Es ya objeto de estudio en la Iglesia y fuera de ella la forma escogida por el jesuita para abordar y revisar algunas verdades impuestas por la Iglesia a lo largo de los siglos. Francisco no ataca directamente verdades consideradas dogmas de fe o de moral. Lo hace de forma oblicua, mirando no a la ley escrita, sino a la realidad de cada caso concreto de la vida.

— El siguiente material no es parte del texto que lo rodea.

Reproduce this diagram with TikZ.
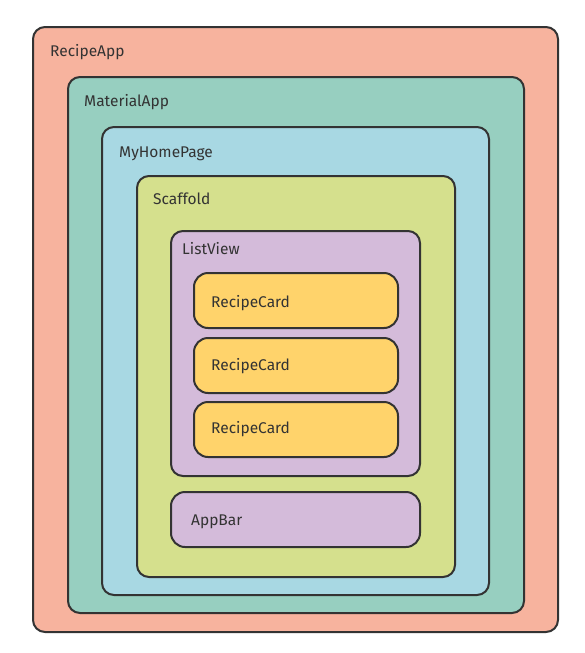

En eso se parece al profeta de Nazaret cuando, provocado por los fariseos que llevaron hasta él a una mujer sorprendida en adulterio, le recordaron que la ley judía mandaba lapidarla. Jesús no niega la ley ni dice que debe ser abolida. Se centra en aquel caso concreto, advierte la hipocresía de los acusadores, muchos de ellos probablemente más adúlteros que aquella mujer, y les provoca diciendo que el que “esté limpio de pecado” puede empezar a apedrearla. El Evangelio cuenta que “se fueron todos empezando por los más viejos”. Jesús le salvó la vida a la adúltera sin condenarla y sin atacar la ley.
Paso a paso, piedra a piedra, Francisco va creando su revolución en la Iglesia, dando la primacía al Evangelio de la misericordia y de la comprensión de la realidad humana, en vez de a las frías condenas y anatemas.
Todo ello, en el estilo del Evangelio que proclama la primacía del perdón sobre la severidad de la ley y que recuerda que Jesús, de quien la Iglesia no podrá nunca apartarse sin traicionar sus orígenes, vino “para los enfermos y no para los sanos”, para “los pecadores y no para los justos”.
Francisco ha dejado saber que ya no vivirá mucho.
Ojalá se equivoque. La Iglesia y el mundo necesitan con urgencia de las provocaciones y del ejemplo de vida pobre y despojada de este Papa compasivo en un mundo en el que los poderes -tanto el político como el religioso- se pudren enfermos de corrupción con sed de castigos y venganzas.